Perbedaan yang Selalu Dijalani dengan Damai
Seperti tahun-tahun sebelumnya, perbedaan awal Ramadan antara Tarekat Naqsabandiyah dan pemerintah bukanlah hal baru. Namun, perbedaan ini selalu dihadapi dengan sikap saling menghormati. Tidak ada gesekan atau perdebatan yang berlarut-larut, karena setiap kelompok memiliki keyakinan dan metode perhitungan masing-masing dalam menentukan awal ibadah.
Bagi jamaah Tarekat Naqsabandiyah, Ramadan bukan sekadar kewajiban menjalankan puasa, melainkan juga momentum spiritual untuk lebih mendekatkan diri kepada Allah SWT. Mereka menjalani bulan suci ini dengan memperbanyak ibadah, dzikir, serta kegiatan keagamaan lainnya.
“Ini sudah menjadi keyakinan kami sejak lama. Setiap tahun kami memulai lebih awal, dan kami menjalaninya dengan penuh ketulusan,” tambah salah satu jamaah yang ditemui setelah Salat Tarawih di Masjid Nurul Ujud.
Masjid Nurul Ujud: Titik Kumpul Jamaah dari Berbagai Daerah
Masjid Nurul Ujud di Baringin menjadi pusat kegiatan utama bagi jamaah tarekat ini. Tidak hanya sebagai tempat ibadah, masjid ini juga menjadi simbol keberlanjutan tradisi Naqsabandiyah yang telah bertahan selama bertahun-tahun di Sumatera Barat.

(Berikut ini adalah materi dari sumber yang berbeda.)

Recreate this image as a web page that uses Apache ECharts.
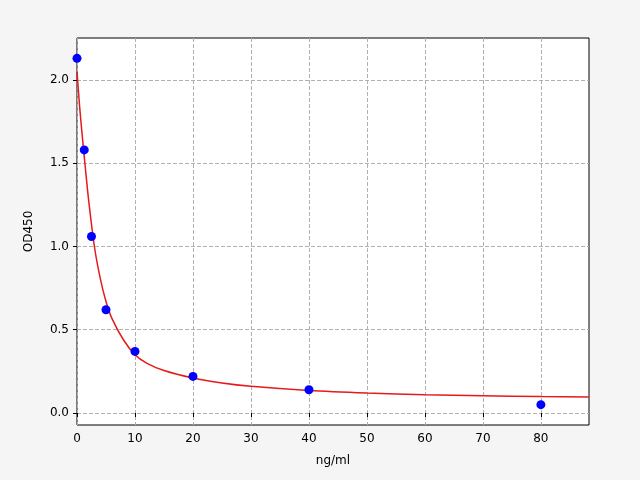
<!DOCTYPE html><html><head><meta charset="utf-8"><script src="https://cdn.jsdelivr.net/npm/echarts@6/dist/echarts.min.js"></script></head><body style="margin:0"><div id="c" style="width:640px;height:480px"></div><script>
const pointX=[0,1.25,2.5,5,10,20,40,80];
const pointY=[2.13,1.58,1.06,0.62,0.37,0.22,0.14,0.05];
const curveX=[0,0.5,1,1.5,2,3,4,5,6,8,10,12,15,20,25,30,40,50,60,70,80,88.3];
const curveY=[2.05,1.82,1.63,1.45,1.28,1.0,0.81,0.67,0.57,0.44,0.35,0.3,0.255,0.21,0.18,0.16,0.135,0.12,0.11,0.104,0.099,0.096];
const xTicks=[0,10,20,30,40,50,60,70,80];
const yTicks=[0,0.5,1,1.5,2];
const ch=echarts.init(document.getElementById('c'));
const ax={color:'#000',fontSize:12,fontFamily:'DejaVu Sans'};
ch.setOption({backgroundColor:'#f5f5f5',animation:false,
grid:{left:77,right:51,top:38,bottom:55,show:true,backgroundColor:'#fff',borderColor:'#000',borderWidth:1},
xAxis:{type:'value',min:0,max:88.3,interval:10,name:'ng/ml',nameLocation:'middle',nameGap:30,nameTextStyle:ax,
axisLine:{show:false},axisTick:{show:true,inside:false,length:4,lineStyle:{color:'#000'},customValues:xTicks},
axisLabel:Object.assign({customValues:xTicks,formatter:v=>String(v)},ax),
splitLine:{show:true,lineStyle:{color:'#b0b0b0',type:'dashed'}}},
yAxis:{type:'value',min:-0.072,max:2.252,name:'OD450',nameLocation:'middle',nameGap:42,nameTextStyle:ax,
axisLine:{show:false},axisTick:{show:true,length:4,lineStyle:{color:'#000'},customValues:yTicks},
axisLabel:Object.assign({customValues:yTicks,formatter:v=>v.toFixed(1)},ax),
splitLine:{show:true,lineStyle:{color:'#b0b0b0',type:'dashed'}}},
series:[
{type:'line',data:curveX.map((x,i)=>[x,curveY[i]]),smooth:0.3,symbol:'none',lineStyle:{color:'#e41a1c',width:1.5},z:2},
{type:'scatter',data:pointX.map((x,i)=>[x,pointY[i]]),symbolSize:9,itemStyle:{color:'#0000ff',opacity:1},z:3}
]});
</script></body></html>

Setiap Ramadan, masjid ini semakin ramai oleh jamaah yang datang dari berbagai pelosok daerah. Beberapa dari mereka bahkan memilih untuk menginap di sekitar masjid, mengikuti serangkaian kegiatan ibadah yang berlangsung sepanjang bulan suci.
Semangat yang terpancar dari jamaah ini menunjukkan bahwa meskipun ada perbedaan dalam penetapan awal Ramadan, hal itu tidak mengurangi esensi dari ibadah itu sendiri. Mereka tetap menjalankan puasa dengan penuh keimanan, berharap mendapatkan berkah dan ridha dari Allah SWT.
Bagi masyarakat Sumatera Barat, fenomena ini bukan hal baru. Keberagaman dalam menetapkan awal Ramadan menjadi cerminan dari luasnya spektrum keislaman yang berkembang di wilayah ini. Yang terpenting, semuanya dijalani dengan rasa saling menghormati, menjadikan Ramadan sebagai bulan penuh keberkahan bagi semua umat Islam.